Sleep helps wounds heal faster
Snoozing may be more important than good nutrition for cutting down healing time
By Ilima Loomis
A good night’s sleep can improve your mood, help you stay alert and boost your memory. Now data show that getting enough Z’s might also get your cuts to heal more promptly. In fact, sleep was more important than good nutrition in speeding wound healing.
This wasn’t what scientists had expected to see.
They had hoped to show that giving people a nutritional boost would make their skin wounds heal faster — even in people who were sleep-deprived. That would have been useful for soldiers in combat, or for doctors working long shifts in a hospital. The scientists thought it should work because good nutrition keeps the body’s immune system strong. That immune system helps repair injuries and guards against infection.
Tracey Smith is a nutrition scientist at the U.S. Army Research Institute of Environmental Medicine, in Natick, Mass. She and her team studied three groups of healthy people who came to their laboratory to take part in tests. They gave each recruit small skin wounds. Applying gentle suction on their forearms, they created blisters. Then they removed the tops of these blisters. (The procedure doesn’t hurt, although it can be itchy, Smith says.)

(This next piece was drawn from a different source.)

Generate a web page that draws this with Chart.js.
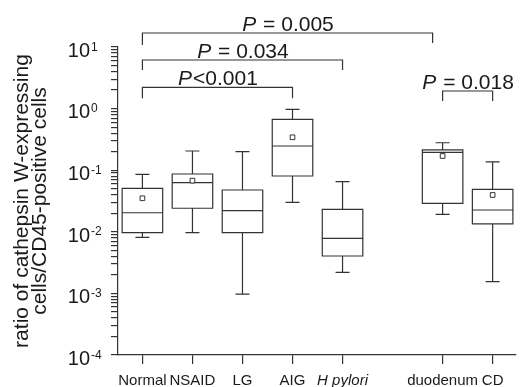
<!DOCTYPE html>
<html><head><meta charset="utf-8">
<script src="https://cdn.jsdelivr.net/npm/chart.js@4/dist/chart.umd.min.js"></script>
<style>html,body{margin:0;padding:0;background:#fff;}canvas{display:block;}</style>
</head><body>
<canvas id="c" width="521" height="387"></canvas>
<script>
// ---- data ----
const categories  = ['Normal', 'NSAID', 'LG', 'AIG', 'H pylori', '', 'duodenum', 'CD'];
const whiskerLow  = [0.0081, 0.0097, 0.00097, 0.030, 0.0022, null, 0.0192, 0.00155];
const q1          = [0.0097, 0.0241, 0.0097, 0.0805, 0.00405, null, 0.029, 0.0134];
const median      = [0.0204, 0.0627, 0.022, 0.247, 0.00784, null, 0.195, 0.0226];
const q3          = [0.0508, 0.0867, 0.0477, 0.67, 0.0232, null, 0.213, 0.049];
const whiskerHigh = [0.0858, 0.205, 0.1995, 0.975, 0.065, null, 0.279, 0.137];
const means       = [0.035, 0.0676, null, 0.342, null, null, 0.170, 0.0396];
const yTickExponents = [1, 0, -1, -2, -3, -4];
const yTitle = ['ratio of cathepsin W-expressing', 'cells/CD45-positive cells'];
const comparisons = [
  {from: 'Normal',   to: 'duodenum', italic: 'P', text: ' = 0.005'},
  {from: 'Normal',   to: 'H pylori', italic: 'P', text: ' = 0.034'},
  {from: 'Normal',   to: 'AIG',      italic: 'P', text: '<0.001'},
  {from: 'duodenum', to: 'CD',       italic: 'P', text: ' = 0.018'}
];

// ---- styles ----
const FAMILY = '"Liberation Sans", Arial, sans-serif';
const INK = '#333';
const TEXT = '#1a1a1a';
const bracketStyle = {
  levels: [33, 60, 87.3, 91],
  drops: [[12, 10], [10, 10], [11, 11], [10, 10]],
  endShift: [-10, 0, 0, 0]
};

const boxPlugin = {
  id: 'boxes',
  beforeDatasetsDraw(chart) {
    const {ctx, scales: {x, y}} = chart;
    const step = x.getPixelForValue(1) - x.getPixelForValue(0);
    const hw = step * 0.405, cw = step * 0.14;
    ctx.save();
    ctx.strokeStyle = INK;
    ctx.lineWidth = 1.2;
    categories.forEach((c, i) => {
      if (q1[i] == null) return;
      const xc = x.getPixelForValue(i);
      const yq1 = y.getPixelForValue(q1[i]);
      const yq3 = y.getPixelForValue(q3[i]);
      const ym = y.getPixelForValue(median[i]);
      const ylo = y.getPixelForValue(whiskerLow[i]);
      const yhi = y.getPixelForValue(whiskerHigh[i]);
      ctx.beginPath();
      ctx.rect(xc - hw, yq3, 2 * hw, yq1 - yq3);
      ctx.moveTo(xc - hw, ym); ctx.lineTo(xc + hw, ym);
      ctx.moveTo(xc, yq3); ctx.lineTo(xc, yhi);
      ctx.moveTo(xc - cw, yhi); ctx.lineTo(xc + cw, yhi);
      ctx.moveTo(xc, yq1); ctx.lineTo(xc, ylo);
      ctx.moveTo(xc - cw, ylo); ctx.lineTo(xc + cw, ylo);
      ctx.stroke();
    });
    ctx.restore();
  },
  afterDraw(chart) {
    const {ctx, scales: {x, y}} = chart;
    ctx.save();
    // y tick labels 10^n
    ctx.fillStyle = TEXT;
    const rx = y.right - 28;
    yTickExponents.forEach(e => {
      const py = y.getPixelForValue(Math.pow(10, e));
      ctx.font = '20px ' + FAMILY;
      ctx.textAlign = 'right';
      ctx.textBaseline = 'alphabetic';
      ctx.fillText('10', rx, py + 9.7);
      ctx.font = '12px ' + FAMILY;
      ctx.textAlign = 'left';
      ctx.fillText(String(e), rx + 1, py + 3.5);
    });
    // comparison brackets
    ctx.strokeStyle = INK;
    ctx.lineWidth = 1.2;
    comparisons.forEach((cmp, k) => {
      const x1 = x.getPixelForValue(categories.indexOf(cmp.from));
      const x2 = x.getPixelForValue(categories.indexOf(cmp.to)) + bracketStyle.endShift[k];
      const ly = bracketStyle.levels[k];
      const [d1, d2] = bracketStyle.drops[k];
      ctx.beginPath();
      ctx.moveTo(x1, ly + d1); ctx.lineTo(x1, ly); ctx.lineTo(x2, ly); ctx.lineTo(x2, ly + d2);
      ctx.stroke();
      const fi = 'italic 21px ' + FAMILY, fn = '21px ' + FAMILY;
      ctx.font = fi; const w1 = ctx.measureText(cmp.italic).width;
      ctx.font = fn; const w2 = ctx.measureText(cmp.text).width;
      let tx = (x1 + x2) / 2 - (w1 + w2) / 2;
      ctx.textAlign = 'left'; ctx.textBaseline = 'alphabetic';
      ctx.font = fi; ctx.fillText(cmp.italic, tx, ly - 2);
      ctx.font = fn; ctx.fillText(cmp.text, tx + w1 + 1, ly - 2);
    });
    ctx.restore();
  }
};

const meanPoints = means.map((m, i) => m == null ? null : {x: i, y: m}).filter(Boolean);

new Chart(document.getElementById('c'), {
  type: 'scatter',
  data: {
    datasets: [{
      data: meanPoints,
      pointStyle: 'rect',
      pointRadius: 3.3,
      borderColor: INK,
      backgroundColor: '#fff',
      borderWidth: 1,
      showLine: false
    }]
  },
  options: {
    responsive: false,
    animation: false,
    layout: {padding: {top: 47, right: 0, bottom: 0, left: 0}},
    plugins: {legend: {display: false}, tooltip: {enabled: false}},
    scales: {
      x: {
        type: 'linear',
        min: -0.488, max: 7.467,
        afterBuildTicks: s => {
          s.ticks = categories.map((c, i) => ({value: i})).filter(t => categories[t.value] !== '');
        },
        afterFit: s => { s.height = 32; },
        ticks: {
          callback: v => categories[v],
          autoSkip: false, maxRotation: 0, padding: 8,
          color: TEXT,
          font: c => ({family: FAMILY, size: 15,
            style: (c.tick && categories[c.tick.value] === 'H pylori') ? 'italic' : 'normal'})
        },
        grid: {drawOnChartArea: false, drawTicks: true, tickLength: 9, color: INK, lineWidth: 1.2},
        border: {display: true, color: INK, width: 1.2}
      },
      y: {
        type: 'logarithmic',
        min: 1e-4, max: 10,
        afterBuildTicks: s => {
          const t = [];
          for (let e = -4; e <= 1; e++) {
            for (let m = 1; m <= 9; m++) {
              const v = m * Math.pow(10, e);
              if (v <= 10.000001) t.push({value: v, major: m === 1});
            }
          }
          s.ticks = t;
        },
        afterFit: s => { s.width = 118; },
        ticks: {display: false},
        grid: {drawOnChartArea: false, drawTicks: true, tickLength: 7, color: INK, lineWidth: 1.2},
        border: {display: true, color: INK, width: 1.2},
        title: {
          display: true, text: yTitle, color: TEXT,
          font: {family: FAMILY, size: 21, lineHeight: '18px'},
          padding: {top: 13, bottom: 0}
        }
      }
    }
  },
  plugins: [boxPlugin]
});
</script>
</body></html>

One group of 16 volunteers got a normal amount of sleep — seven to nine hours a night. The other two groups of 20 people each were kept sleep deprived. They got only two hours of sleep a night, for three nights in a row. To stay awake, the volunteers were asked to do things such as walk, play video games, watch TV, sit on an exercise ball or play ping-pong. Throughout the experiment, one of the sleep-deprived groups got a nutritional drink with extra protein and vitamins. The other group got a placebo drink: It looked and tasted the same but had no extra nutrition.
Sleep clearly helped. People who slept normally healed in about 4.2 days. The sleep-deprived volunteers took about 5 days to heal.
And getting better nutrition offered no clear benefit. Scientists sampled fluid from the wounds. The group that drank the nutritional supplement did show a stronger immune response at the wound. But that didn’t speed the healing, Smith reports in the January Journal of Applied Physiology.
What to make of the data
Sleep expert Clete Kushida didn’t find the results all that surprising. He is a neurologist at Stanford University Medical Center in California. The idea that lost sleep harms the immune system — and healing — “makes total sense,” he says. Yet studies that have tried to test this in people and animals showed mixed results.
Why didn’t nutrition help healing time? Smith can think of a few possibilities. The healthy drinks may have helped a little — just not enough to show up clearly in the relatively small numbers of men and women tested here. There was also a big difference in healing time between individual participants, which could have made it harder to see a small effect due to nutrition.
For people who can’t avoid lost sleep, scientists still don’t have a nutritional way to help them heal, Smith says. If you want to heal faster, your best bet for now is to get more “vitamin Z.”